With reference to FIG. 3, the start-up circuit 4 according to the present invention comprises a MOS transistor constant current source 41, which provides a constant current to a diode 42. The diode 42 is connected in parallel with first and second resistors 43, 44, which are connected in series with one another. Resistor 43 is such that the voltage across the diode 42 is reduced by a nominal voltage, for example 50 mV. This is to account for hysteresis, as will be explained in greater detail below. The node connecting the first and second resistors 43, 44 is connected as an input to a comparator 45. The output of the comparator 45 provides the start-up reference voltage at node A, with a feedback loop being provided between the output of comparator 45 and the second input of comparator 45.

The comparator 45 compares the voltages at nodes A and C. If the voltage at node A is below the voltage at node C then the start-up is applied. If the voltage at node A is above the voltage at node C then the start-up is switched off

According to the present invention, the diode 42 is matched, i.e. made substantially identical, to the diode 23 and the plurality of diodes 25 in the bandgap circuit 2. Preferably the diode 42 is of the same type, and has the same forward voltage characteristic as the diode 23.

As such, rather than using an absolute voltage reference at node A to trigger when the bandgap circuit is turned on and off, the invention provides a reference voltage at node A which is matched to the bandgap diodes, and therefore provides an accurate and reliable reference. In other words, any temperature and/or process variations in the diodes of the bandgap circuit are reflected by similar temperature and/or process variations in the diode of the start-up circuit.

As such, the start-up circuit according to the invention has several advantages over the prior art. As explained above, a conventional start-up circuit will solve the problem at zero voltage but not at the near diode threshold. The problem is further complicated as the “near diode threshold” and “above diode threshold” points move up/down and further/nearer to each other dependant on temperature, process variations and mismatch. The worst case is at low temperature (for example below 0° C.) where the “near diode threshold” and the “above diode threshold” are closest together (approx. 100 mV at −40° C. in a 0.13 μm CMOS process).

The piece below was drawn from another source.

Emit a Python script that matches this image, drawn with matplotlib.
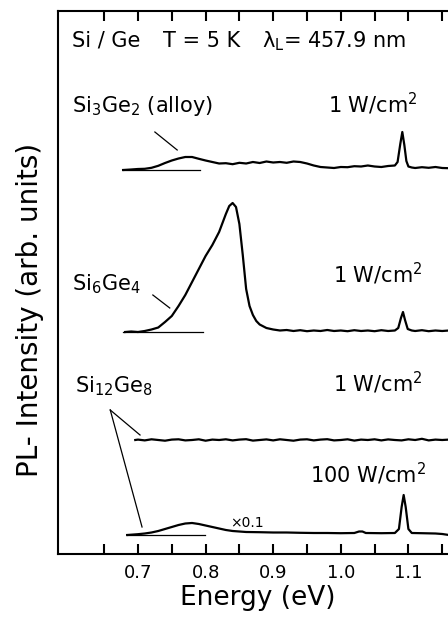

In contrast, the present invention uses a substantially identical diode to the bandgap diode to generate a reference voltage to determine whether to turn the start-up circuit on or off. The reference voltage so created therefore tracks with the bandgap as the temperature changes.

It is noted that the specific voltages mentioned in the preferred embodiment are provided as examples only, and that the invention is equally applicable to circuits having similar circuitry or different voltages.

It should be noted that the above-mentioned embodiments illustrate rather than limit the invention, and that those skilled in the art will be able to design many alternative embodiments without departing from the scope of the appended claims. The word “comprising” does not exclude the presence of elements or steps other than those listed in a claim, “a” or “an” does not exclude a plurality, and a single processor or other unit may fulfil the functions of several units recited in the claims. Any reference signs in the claims shall not be construed so as to limit their scope.